* Start Stored data *

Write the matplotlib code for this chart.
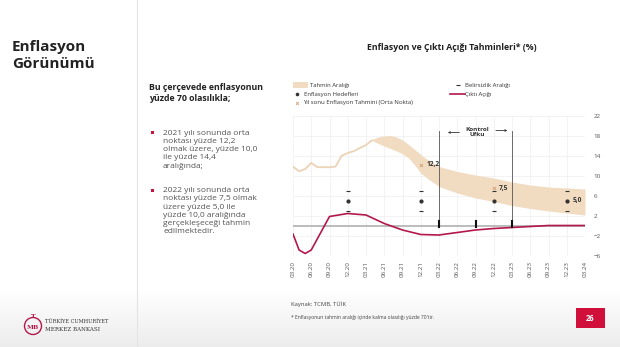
import numpy as np
import matplotlib.pyplot as plt
from matplotlib.patches import Rectangle, Circle

plt.rcParams['font.family'] = ['Open Sans', 'DejaVu Sans']

# months counted from 03.2020
tick_labels = ['03.20', '06.20', '09.20', '12.20', '03.21', '06.21', '09.21', '12.21',
               '03.22', '06.22', '09.22', '12.22', '03.23', '06.23', '09.23', '12.23', '03.24']

# realised annual CPI inflation, 03.20 - 04.21
infl_months = [0, 1, 2, 3, 4, 5, 6, 7, 8, 9, 10, 11, 12, 13]
infl_values = [11.86, 10.94, 11.39, 12.62, 11.76, 11.77, 11.75, 11.89, 14.03, 14.60,
               14.97, 15.61, 16.19, 17.14]

# forecast band (70%)
band_months = [13, 14, 15, 16, 17, 18, 19, 20, 21, 22, 24, 27, 30, 33, 36, 39, 42, 45, 48]
band_low = [17.1, 16.5, 16.0, 15.5, 15.0, 14.4, 13.6, 12.2, 10.6, 9.6, 7.9, 6.6, 5.6,
            4.9, 4.1, 3.5, 3.0, 2.6, 2.2]
band_high = [17.3, 17.8, 18.0, 18.1, 17.8, 17.2, 16.3, 15.3, 14.3, 13.4, 11.9, 10.9,
             10.2, 9.6, 8.8, 8.2, 7.8, 7.6, 7.4]

# year-end midpoints
mid_months = [21, 33, 45]
mid_values = [12.2, 7.5, 5.0]
mid_labels = ['12,2', '7,5', '5,0']

# inflation targets with uncertainty band
target_months = [9, 21, 33, 45]
target_values = [5, 5, 5, 5]
target_low = [3, 3, 3, 3]
target_high = [7, 7, 7, 7]

# output gap
gap_months = [0, 1, 2, 3, 6, 9, 12, 15, 18, 21, 24, 27, 30, 33, 36, 39, 42, 45, 48]
gap_values = [-1.6, -4.8, -5.5, -4.8, 1.9, 2.5, 2.2, 0.5, -0.8, -1.7, -1.8, -1.3, -0.8,
              -0.5, -0.3, -0.1, 0.1, 0.1, 0.1]

# control horizon
horizon = [24, 36]
horizon_ticks = [24, 30, 36]

tan = '#f1dcc2'
tan_line = '#ecd3b6'
cross_col = '#d09a70'
crimson = '#b3184c'
red = '#d0103a'
grey_txt = '#555555'

fig = plt.figure(figsize=(6.2, 3.47), dpi=100)

# slide background / frame
bg = fig.add_axes([0, 0, 1, 1], zorder=0)
bg.set_xlim(0, 620)
bg.set_ylim(347, 0)
bg.axis('off')
grad = np.linspace(0, 1, 60).reshape(-1, 1)
bg.imshow(grad, cmap=plt.matplotlib.colors.LinearSegmentedColormap.from_list(
    'foot', ['#ffffff', '#ececec']), extent=(0, 620, 347, 290), aspect='auto', zorder=0)
bg.plot([137, 137], [0, 347], color='#e3e3e3', lw=0.8)

bg.text(12, 55.5, 'Enflasyon\nGörünümü', fontsize=11, fontweight='bold', color='#222222',
        va='center', linespacing=1.2)
bg.text(149, 93, 'Bu çerçevede enflasyonun\nyüzde 70 olasılıkla;', fontsize=6.3,
        fontweight='bold', color='#222222', va='center', linespacing=1.3)

bullets = [
    (133, '2021 yılı sonunda orta\nnoktası yüzde 12,2\nolmak üzere, yüzde 10,0\nile yüzde 14,4\naralığında;'),
    (190.5, '2022 yılı sonunda orta\nnoktası yüzde 7,5 olmak\nüzere yüzde 5,0 ile\nyüzde 10,0 aralığında\ngerçekleşeceği tahmin\nedilmektedir.'),
]
for y0, txt in bullets:
    bg.add_patch(Rectangle((150.8, y0 - 1.6), 3, 3, color=red, lw=0))
    bg.text(163, y0 - 3.5, txt, fontsize=6, color=grey_txt, va='top', linespacing=1.25)

bg.text(452, 47, 'Enflasyon ve Çıktı Açığı Tahminleri* (%)', fontsize=6.3,
        fontweight='bold', color='#222222', ha='center', va='center')

# legend drawn by hand
leg_fs = 4.3
bg.add_patch(Rectangle((293, 82.3), 15, 5.4, color=tan, lw=0))
bg.text(309.5, 85, 'Tahmin Aralığı', fontsize=leg_fs, color='#333333', va='center')
bg.plot([297], [94], marker='o', ms=1.6, color='#333333')
bg.text(303.5, 94, 'Enflasyon Hedefleri', fontsize=leg_fs, color='#333333', va='center')
bg.plot([297], [102.5], marker='x', ms=2, mew=0.6, color=cross_col)
bg.text(303.5, 102.5, 'Yıl sonu Enflasyon Tahmini (Orta Nokta)', fontsize=leg_fs,
        color='#333333', va='center')
bg.plot([458], [85], marker='_', ms=2.5, mew=0.8, color='#333333')
bg.text(465, 85, 'Belirsizlik Aralığı', fontsize=leg_fs, color='#333333', va='center')
bg.plot([450, 465], [94, 94], color=crimson, lw=1.2)
bg.text(465, 94, 'Çıktı Açığı', fontsize=leg_fs, color='#333333', va='center')

# footer
bg.text(291, 304, 'Kaynak: TCMB, TÜİK', fontsize=4.2, color='#444444', va='center')
bg.text(291, 318, "* Enflasyonun tahmin aralığı içinde kalma olasılığı yüzde 70'tir.",
        fontsize=3.6, color='#444444', va='center')
bg.add_patch(Rectangle((576, 308), 29, 20, color=red, lw=0))
bg.text(590.5, 318.5, '26', fontsize=5.5, fontweight='bold', color='white',
        ha='center', va='center')
bg.add_patch(Circle((33, 326), 8.5, fill=False, ec=crimson, lw=1.0))
bg.text(33, 327.5, 'MB', fontsize=4.5, fontweight='bold', color=crimson,
        ha='center', va='center', family='DejaVu Serif')
bg.text(33, 316.5, 'T', fontsize=4.5, fontweight='bold', color=crimson,
        ha='center', va='center', family='DejaVu Serif')
bg.text(45, 321.5, 'TÜRKİYE CUMHURİYET', fontsize=3.6, color='#333333',
        va='center', family='DejaVu Serif')
bg.text(45, 329.5, 'MERKEZ BANKASI', fontsize=4, color='#333333',
        va='center', family='DejaVu Serif')

# chart
ax = fig.add_axes([293 / 620, 1 - 256 / 347, 292 / 620, 140 / 347], zorder=1)
ax.set_facecolor('none')
ax.set_xlim(0, 48)
ax.set_ylim(-6, 22)
for s in ax.spines.values():
    s.set_visible(False)

ax.set_xticks(np.arange(0, 49, 3))
ax.set_xticklabels(tick_labels, rotation=90, fontsize=4.5, color=grey_txt)
ax.set_yticks([22, 18, 14, 10, 6, 2, -2, -6])
ax.yaxis.tick_right()
ax.tick_params(length=0)
ax.tick_params(axis='x', pad=3.5)
ax.tick_params(axis='y', pad=6)
for lab in ax.get_yticklabels():
    lab.set_fontsize(4.5)
    lab.set_color(grey_txt)
ax.grid(True, color='#eeeeee', lw=0.5)
ax.set_axisbelow(True)

ax.fill_between(band_months, band_low, band_high, color=tan, lw=0, zorder=2)
ax.plot(infl_months, infl_values, color=tan_line, lw=1.3, zorder=2)
ax.axhline(0, color='#aaaaaa', lw=1.1, zorder=3)
ax.plot(gap_months, gap_values, color=crimson, lw=1.2, zorder=4)

ax.scatter(target_months, target_values, s=4, color='#333333', zorder=5)
ax.scatter(target_months, target_low, marker='_', s=10, lw=0.8, color='#333333', zorder=5)
ax.scatter(target_months, target_high, marker='_', s=10, lw=0.8, color='#333333', zorder=5)
ax.scatter(mid_months, mid_values, marker='x', s=5, lw=0.6, color=cross_col, zorder=4)
for m, v, t in zip(mid_months, mid_values, mid_labels):
    ax.text(m + 0.9, v, t, fontsize=4.8, fontweight='bold', color='#333333',
            va='center', zorder=6)

# control horizon
for h in horizon:
    ax.plot([h, h], [0, 19], color='#555555', lw=0.6, zorder=5)
for h in horizon_ticks:
    ax.plot([h, h], [-0.3, 0.9], color='#111111', lw=1.5, zorder=6)
ax.text(30.3, 18.8, 'Kontrol\nUfku', fontsize=4.6, fontweight='bold', color='#333333',
        ha='center', va='center', linespacing=1.2, zorder=6)
ax.annotate('', xy=(25, 18.7), xytext=(27.8, 18.7),
            arrowprops=dict(arrowstyle='->', color='#333333', lw=0.6,
                            mutation_scale=3))
ax.annotate('', xy=(35.7, 19.1), xytext=(32.9, 19.1),
            arrowprops=dict(arrowstyle='->', color='#333333', lw=0.6,
                            mutation_scale=3))

fig.savefig('out.png', dpi=100)
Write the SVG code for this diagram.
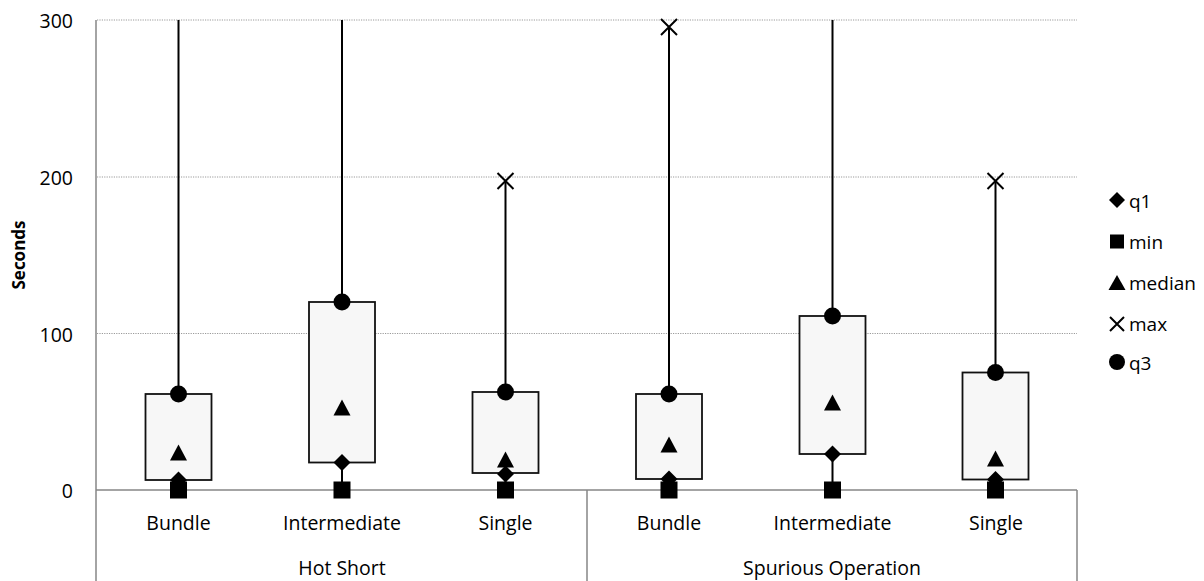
<svg xmlns="http://www.w3.org/2000/svg" width="1204" height="581" viewBox="0 0 1204 581">
<defs>
<style>
.t{font-family:"Open Sans","Liberation Sans",sans-serif;font-size:19.5px;fill:#000}
.ax{stroke:#868686;stroke-width:1.5;fill:none}
.grid{stroke:#9a9a9a;stroke-width:1;stroke-dasharray:1.2 1.2;fill:none}
.wh{stroke:#000;stroke-width:2;fill:none}
.box{fill:#f7f7f7;stroke:#111;stroke-width:1.8}
.mk{fill:#000}
.x{stroke:#000;stroke-width:2;fill:none}
</style>
<path id="dia" d="M0,-8.5 L8.5,0 L0,8.5 L-8.5,0Z"/>
<rect id="sq" x="-8.5" y="-8.5" width="17" height="17"/>
<path id="tri" d="M0,-8.5 L8.5,7.5 L-8.5,7.5Z"/>
<path id="xm" d="M-8,-8 L8,8 M8,-8 L-8,8"/>
<circle id="cir" r="8.5"/>
</defs>
<rect width="1204" height="581" fill="#fff"/>
<g id="gridlines">
<line class="grid" x1="97" y1="20" x2="1077" y2="20"/>
<line class="grid" x1="97" y1="177" x2="1077" y2="177"/>
<line class="grid" x1="97" y1="333.5" x2="1077" y2="333.5"/>
</g>
<g id="axes">
<line class="ax" x1="96" y1="20" x2="96" y2="581"/>
<line class="ax" x1="96" y1="490" x2="1077" y2="490"/>
<line class="ax" x1="587" y1="490" x2="587" y2="581"/>
<line class="ax" x1="1077" y1="490" x2="1077" y2="581"/>
<g class="t" text-anchor="end">
<text x="73" y="28">300</text>
<text x="73" y="185">200</text>
<text x="73" y="342">100</text>
<text x="73" y="498">0</text>
</g>
<text class="t" transform="translate(25,255) rotate(-90)" text-anchor="middle" style="font-weight:bold;font-size:17px">Seconds</text>
<g class="t" text-anchor="middle">
<text x="178.5" y="530">Bundle</text>
<text x="342" y="530">Intermediate</text>
<text x="505.5" y="530">Single</text>
<text x="669" y="530">Bundle</text>
<text x="832.5" y="530">Intermediate</text>
<text x="996" y="530">Single</text>
<text x="342" y="575">Hot Short</text>
<text x="832" y="575">Spurious Operation</text>
</g>
</g>
<g id="connectors">
<line class="wh" x1="178.5" y1="20" x2="178.5" y2="490"/>
<line class="wh" x1="342" y1="20" x2="342" y2="490"/>
<line class="wh" x1="505.5" y1="181" x2="505.5" y2="490"/>
<line class="wh" x1="669" y1="27" x2="669" y2="490"/>
<line class="wh" x1="832.5" y1="20" x2="832.5" y2="490"/>
<line class="wh" x1="995.5" y1="181" x2="995.5" y2="490"/>
</g>
<g id="hs-bundle">
<rect class="box" x="145.5" y="394" width="66" height="86"/>
<use href="#dia" x="178.5" y="480"/>
<use href="#sq" x="178.5" y="490"/>
<use href="#tri" x="178.5" y="453"/>
<use href="#cir" x="178.5" y="394"/>
</g>
<g id="hs-intermediate">
<rect class="box" x="309" y="302" width="66" height="160.5"/>
<use href="#dia" x="342" y="462.5"/>
<use href="#sq" x="342" y="490"/>
<use href="#tri" x="342" y="408"/>
<use href="#cir" x="342" y="302"/>
</g>
<g id="hs-single">
<rect class="box" x="472.5" y="392" width="66" height="81"/>
<use href="#dia" x="505.5" y="474"/>
<use href="#sq" x="505.5" y="490"/>
<use href="#tri" x="505.5" y="460"/>
<use href="#xm" class="x" x="505.5" y="181"/>
<use href="#cir" x="505.5" y="392"/>
</g>
<g id="so-bundle">
<rect class="box" x="636" y="394" width="66" height="85"/>
<use href="#dia" x="669" y="479"/>
<use href="#sq" x="669" y="490"/>
<use href="#tri" x="669" y="445"/>
<use href="#xm" class="x" x="669" y="27"/>
<use href="#cir" x="669" y="394"/>
</g>
<g id="so-intermediate">
<rect class="box" x="799.5" y="316" width="66" height="138"/>
<use href="#dia" x="832.5" y="454"/>
<use href="#sq" x="832.5" y="490"/>
<use href="#tri" x="832.5" y="403"/>
<use href="#cir" x="832.5" y="316"/>
</g>
<g id="so-single">
<rect class="box" x="962.5" y="372.5" width="66" height="107"/>
<use href="#dia" x="995.5" y="479.5"/>
<use href="#sq" x="995.5" y="490"/>
<use href="#tri" x="995.5" y="459"/>
<use href="#xm" class="x" x="995.5" y="181"/>
<use href="#cir" x="995.5" y="372.5"/>
</g>
<g id="legend">
<path d="M1117,192 L1125,200 L1117,208 L1109,200Z"/>
<rect x="1110" y="234.5" width="14" height="14"/>
<path d="M1117,275 L1125.5,290 L1108.5,290Z"/>
<path class="x" d="M1110,317 L1124,331 M1124,317 L1110,331"/>
<circle cx="1117" cy="362" r="8"/>
<g class="t" style="font-size:19px">
<text x="1129" y="208">q1</text>
<text x="1129" y="249">min</text>
<text x="1129" y="290">median</text>
<text x="1129" y="331">max</text>
<text x="1129" y="370">q3</text>
</g>
</g>
</svg>
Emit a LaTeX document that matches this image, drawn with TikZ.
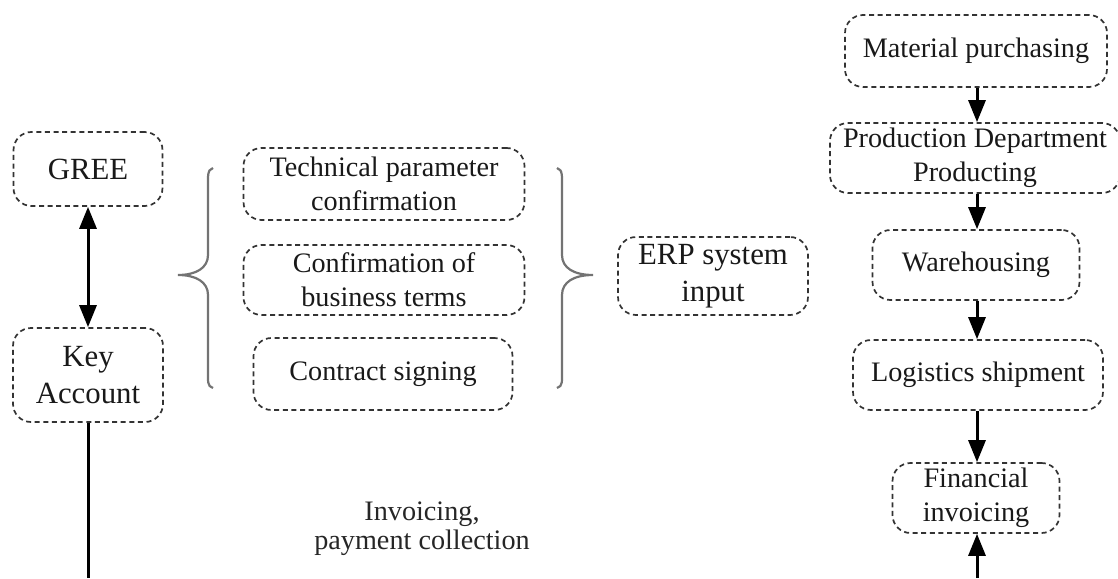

* End Stored data *

- _Do this_:
Go back to the entries above and restate word for word every line from the first through the one that contains "14.97, 15.61, 16.19, 17.14]", leaving the pictures behind.

- _Answer for this exercise_:
Write the matplotlib code for this chart.
import numpy as np
import matplotlib.pyplot as plt
from matplotlib.patches import Rectangle, Circle

plt.rcParams['font.family'] = ['Open Sans', 'DejaVu Sans']

# months counted from 03.2020
tick_labels = ['03.20', '06.20', '09.20', '12.20', '03.21', '06.21', '09.21', '12.21',
               '03.22', '06.22', '09.22', '12.22', '03.23', '06.23', '09.23', '12.23', '03.24']

# realised annual CPI inflation, 03.20 - 04.21
infl_months = [0, 1, 2, 3, 4, 5, 6, 7, 8, 9, 10, 11, 12, 13]
infl_values = [11.86, 10.94, 11.39, 12.62, 11.76, 11.77, 11.75, 11.89, 14.03, 14.60,
               14.97, 15.61, 16.19, 17.14]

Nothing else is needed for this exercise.